**Task to carry out**
Repeat exactly the lines of the listing below, please, starting with the first and ending with the line containing "plt.rcParams['axes.unicode_minus'] = False"; leave out the rest.

# Supplied material start

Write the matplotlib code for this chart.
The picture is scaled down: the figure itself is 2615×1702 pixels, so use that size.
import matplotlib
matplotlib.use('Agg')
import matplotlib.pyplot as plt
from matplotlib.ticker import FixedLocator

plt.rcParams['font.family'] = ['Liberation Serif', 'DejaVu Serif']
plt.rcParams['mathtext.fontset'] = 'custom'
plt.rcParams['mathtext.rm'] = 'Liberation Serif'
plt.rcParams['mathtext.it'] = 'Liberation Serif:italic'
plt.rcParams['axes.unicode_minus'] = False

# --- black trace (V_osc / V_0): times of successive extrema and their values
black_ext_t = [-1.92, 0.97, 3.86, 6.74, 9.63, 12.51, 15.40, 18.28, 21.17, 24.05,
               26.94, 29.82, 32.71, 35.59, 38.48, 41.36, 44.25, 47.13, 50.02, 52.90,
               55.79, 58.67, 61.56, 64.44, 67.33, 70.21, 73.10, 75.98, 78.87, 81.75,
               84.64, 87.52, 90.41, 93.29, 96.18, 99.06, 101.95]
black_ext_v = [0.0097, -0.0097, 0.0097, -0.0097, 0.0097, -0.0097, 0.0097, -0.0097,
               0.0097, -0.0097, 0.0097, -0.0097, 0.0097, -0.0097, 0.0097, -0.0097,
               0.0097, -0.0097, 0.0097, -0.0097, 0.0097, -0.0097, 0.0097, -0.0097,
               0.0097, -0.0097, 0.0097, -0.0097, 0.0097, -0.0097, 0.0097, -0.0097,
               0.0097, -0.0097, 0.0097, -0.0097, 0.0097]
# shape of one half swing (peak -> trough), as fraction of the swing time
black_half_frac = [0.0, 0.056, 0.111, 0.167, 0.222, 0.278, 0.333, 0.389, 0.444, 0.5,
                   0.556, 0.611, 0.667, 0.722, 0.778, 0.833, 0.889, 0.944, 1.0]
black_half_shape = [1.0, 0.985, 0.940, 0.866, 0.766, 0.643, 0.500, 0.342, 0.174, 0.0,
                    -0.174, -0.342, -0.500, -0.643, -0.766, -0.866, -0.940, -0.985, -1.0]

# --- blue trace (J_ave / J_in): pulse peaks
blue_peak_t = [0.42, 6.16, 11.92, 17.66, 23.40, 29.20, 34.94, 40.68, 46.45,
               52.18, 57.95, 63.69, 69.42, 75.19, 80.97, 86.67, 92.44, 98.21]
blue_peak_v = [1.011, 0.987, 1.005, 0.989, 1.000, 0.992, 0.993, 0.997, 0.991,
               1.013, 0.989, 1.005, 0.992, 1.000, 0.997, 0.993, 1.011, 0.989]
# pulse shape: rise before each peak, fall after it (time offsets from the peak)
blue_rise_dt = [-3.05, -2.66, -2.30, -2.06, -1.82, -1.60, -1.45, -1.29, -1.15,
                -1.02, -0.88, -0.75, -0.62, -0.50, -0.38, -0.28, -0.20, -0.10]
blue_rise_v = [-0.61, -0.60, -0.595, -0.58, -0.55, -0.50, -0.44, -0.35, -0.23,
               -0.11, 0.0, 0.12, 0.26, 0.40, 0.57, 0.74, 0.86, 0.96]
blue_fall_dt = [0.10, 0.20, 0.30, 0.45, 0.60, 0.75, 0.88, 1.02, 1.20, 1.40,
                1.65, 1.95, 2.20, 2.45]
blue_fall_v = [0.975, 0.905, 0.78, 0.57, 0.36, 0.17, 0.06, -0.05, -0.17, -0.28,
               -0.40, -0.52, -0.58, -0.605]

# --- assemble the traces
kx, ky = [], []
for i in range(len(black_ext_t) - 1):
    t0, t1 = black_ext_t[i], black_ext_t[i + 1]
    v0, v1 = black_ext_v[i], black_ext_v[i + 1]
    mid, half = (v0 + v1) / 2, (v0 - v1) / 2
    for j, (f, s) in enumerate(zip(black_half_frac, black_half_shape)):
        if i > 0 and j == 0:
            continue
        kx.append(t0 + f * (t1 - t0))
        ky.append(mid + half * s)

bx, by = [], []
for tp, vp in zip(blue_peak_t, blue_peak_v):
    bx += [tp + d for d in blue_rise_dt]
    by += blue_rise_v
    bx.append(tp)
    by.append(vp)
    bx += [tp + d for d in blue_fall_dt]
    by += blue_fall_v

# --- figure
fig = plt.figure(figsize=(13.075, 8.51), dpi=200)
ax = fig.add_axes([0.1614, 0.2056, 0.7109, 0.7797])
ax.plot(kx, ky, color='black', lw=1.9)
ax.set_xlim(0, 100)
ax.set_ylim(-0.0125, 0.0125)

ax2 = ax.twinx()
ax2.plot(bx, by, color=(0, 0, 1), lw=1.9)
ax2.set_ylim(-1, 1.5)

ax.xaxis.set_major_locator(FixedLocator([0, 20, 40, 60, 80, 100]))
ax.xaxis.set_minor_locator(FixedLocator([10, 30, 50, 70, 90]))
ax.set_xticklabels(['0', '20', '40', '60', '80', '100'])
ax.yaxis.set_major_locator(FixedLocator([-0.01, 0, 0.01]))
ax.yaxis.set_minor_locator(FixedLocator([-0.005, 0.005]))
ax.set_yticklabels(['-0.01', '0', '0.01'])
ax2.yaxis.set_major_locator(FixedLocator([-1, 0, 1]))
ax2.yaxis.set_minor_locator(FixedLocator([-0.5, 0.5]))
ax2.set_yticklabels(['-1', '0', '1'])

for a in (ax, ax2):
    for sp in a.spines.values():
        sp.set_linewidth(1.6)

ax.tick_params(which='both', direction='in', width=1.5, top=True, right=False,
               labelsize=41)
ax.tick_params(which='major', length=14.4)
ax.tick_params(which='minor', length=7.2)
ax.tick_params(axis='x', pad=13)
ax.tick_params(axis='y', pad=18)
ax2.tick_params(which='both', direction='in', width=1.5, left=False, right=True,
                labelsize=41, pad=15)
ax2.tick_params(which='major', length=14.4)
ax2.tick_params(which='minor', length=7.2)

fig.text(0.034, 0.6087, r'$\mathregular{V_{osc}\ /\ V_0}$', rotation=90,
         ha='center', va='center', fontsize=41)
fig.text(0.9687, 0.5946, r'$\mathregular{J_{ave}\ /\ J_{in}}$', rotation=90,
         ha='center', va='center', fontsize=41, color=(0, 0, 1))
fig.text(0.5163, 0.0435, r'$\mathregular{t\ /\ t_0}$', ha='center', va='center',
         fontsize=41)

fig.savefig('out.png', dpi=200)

# Supplied material end

**Result of the exercise**
Write the matplotlib code for this chart.
The picture is scaled down: the figure itself is 2615×1702 pixels, so use that size.
import matplotlib
matplotlib.use('Agg')
import matplotlib.pyplot as plt
from matplotlib.ticker import FixedLocator

plt.rcParams['font.family'] = ['Liberation Serif', 'DejaVu Serif']
plt.rcParams['mathtext.fontset'] = 'custom'
plt.rcParams['mathtext.rm'] = 'Liberation Serif'
plt.rcParams['mathtext.it'] = 'Liberation Serif:italic'
plt.rcParams['axes.unicode_minus'] = False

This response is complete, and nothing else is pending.